Diversity in Minn. House
The DFL Party also took the state House behind a series of victories by women, while two Somali-Americans and four new Hmong candidates were elected.
By winning the state House, Democrats also earned the state a distinction more than a century in the making: According to the National Conference of State Legislatures, Minnesota emerged from the midterms as the only state with a divided legislature — the first time just one state had two parties in charge of its chambers since 1914. Minnesota’s House was one of five legislative chambers that flipped from Republican to Democratic this election, joining both chambers in New Hampshire, Colorado’s Senate and Maine’s Senate.
Making local history
The Hennepin County Board will have its first two commissioners of color since it was formed in 1852 with the election of two political newcomers.
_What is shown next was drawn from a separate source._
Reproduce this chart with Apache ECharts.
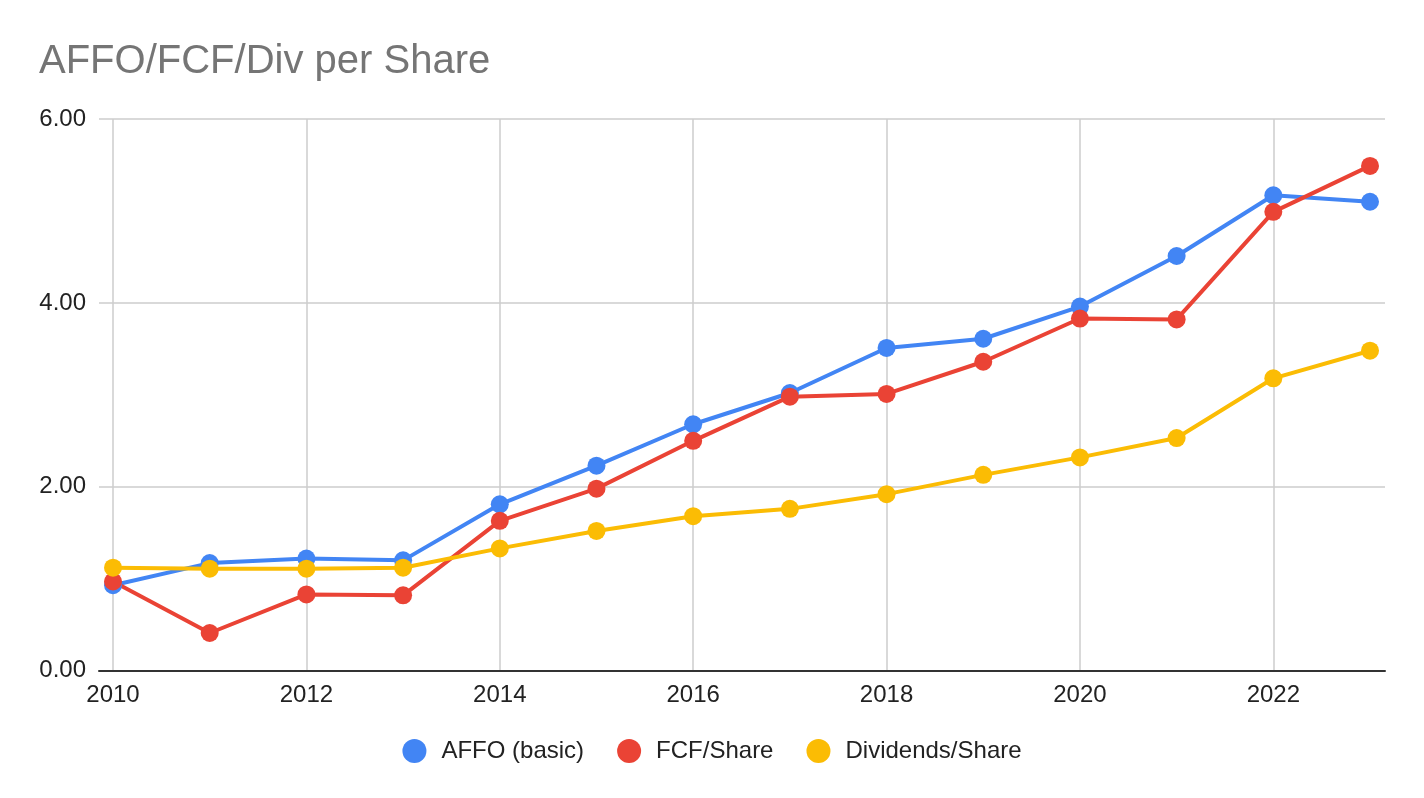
<!DOCTYPE html>
<html>
<head>
<meta charset="utf-8">
<script src="https://cdn.jsdelivr.net/npm/echarts@6/dist/echarts.min.js"></script>
<style>
html,body{margin:0;padding:0;background:#fff;}
#chart{width:1424px;height:798px;}
</style>
</head>
<body>
<div id="chart"></div>
<script>
const years = [2010, 2011, 2012, 2013, 2014, 2015, 2016, 2017, 2018, 2019, 2020, 2021, 2022, 2023];
const affo = [0.93, 1.17, 1.22, 1.20, 1.81, 2.23, 2.68, 3.02, 3.51, 3.61, 3.96, 4.51, 5.17, 5.10];
const fcf = [0.97, 0.41, 0.83, 0.82, 1.63, 1.98, 2.50, 2.98, 3.01, 3.36, 3.83, 3.82, 4.99, 5.49];
const divs = [1.12, 1.11, 1.11, 1.12, 1.33, 1.52, 1.68, 1.76, 1.92, 2.13, 2.32, 2.53, 3.18, 3.48];
const xTicks = [2010, 2012, 2014, 2016, 2018, 2020, 2022];
const seriesNames = ['AFFO (basic)', 'FCF/Share', 'Dividends/Share'];
const colors = ['#4285F4', '#EA4335', '#FBBC04'];

const chart = echarts.init(document.getElementById('chart'));
const font = 'Liberation Sans, Arial, sans-serif';
function mk(name, vals, color) {
  return {
    name: name,
    type: 'line',
    data: years.map((y, i) => [y, vals[i]]),
    symbol: 'circle',
    symbolSize: 18,
    lineStyle: { width: 4, color: color },
    itemStyle: { color: color },
    animation: false
  };
}
chart.setOption({
  animation: false,
  backgroundColor: '#fff',
  title: {
    text: 'AFFO/FCF/Div per Share',
    left: 34,
    top: 37,
    textStyle: { fontFamily: font, fontSize: 40, fontWeight: 'normal', color: '#757575' }
  },
  legend: {
    data: seriesNames,
    left: 'center',
    top: 734,
    icon: 'circle',
    itemWidth: 24,
    itemHeight: 24,
    itemGap: 33,
    textStyle: { fontFamily: font, fontSize: 24, color: '#222', padding: [0, 0, 0, 10] }
  },
  grid: { left: 99, right: 39, top: 119, bottom: 127.3, containLabel: false },
  xAxis: {
    type: 'value',
    min: 2009.855,
    max: 2023.155,
    axisLine: { show: true, onZero: false, lineStyle: { color: '#333', width: 2 } },
    axisTick: { show: false, customValues: xTicks },
    axisLabel: {
      customValues: xTicks,
      margin: 13,
      fontFamily: font, fontSize: 24, color: '#222',
      formatter: v => String(v)
    },
    splitLine: { show: true, lineStyle: { color: '#cccccc', width: 1.5 } }
  },
  yAxis: {
    type: 'value',
    min: 0,
    max: 6,
    interval: 2,
    axisLine: { show: false },
    axisTick: { show: false },
    axisLabel: {
      margin: 13,
      fontFamily: font, fontSize: 24, color: '#222',
      formatter: v => v.toFixed(2)
    },
    splitLine: { show: true, lineStyle: { color: '#cccccc', width: 1.5 } }
  },
  series: [
    mk(seriesNames[0], affo, colors[0]),
    mk(seriesNames[1], fcf, colors[1]),
    mk(seriesNames[2], divs, colors[2])
  ]
});
</script>
</body>
</html>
Angela Conley defeated veteran Peter McLaughlin to represent the county’s Fourth District, and Irene Fernando defeated former Minneapolis City Council Member Blong Yang to win the open Second District seat.
Also Tuesday, Maria Regan Gonzalez, who ran unopposed to be mayor of Richfield, became the first Latina mayor in state history. Rochester voters elected Kim Norton, a former state representative, as the city’s first female mayor.
Mankato also elected its first female mayor, Najwa Massad, a Lebanese-American immigrant and longtime restaurant owner. Moorhead elected its first black mayor, attorney Johnathan Judd, and Liberian-American Mike Elliott became Brooklyn Center’s first mayor of color.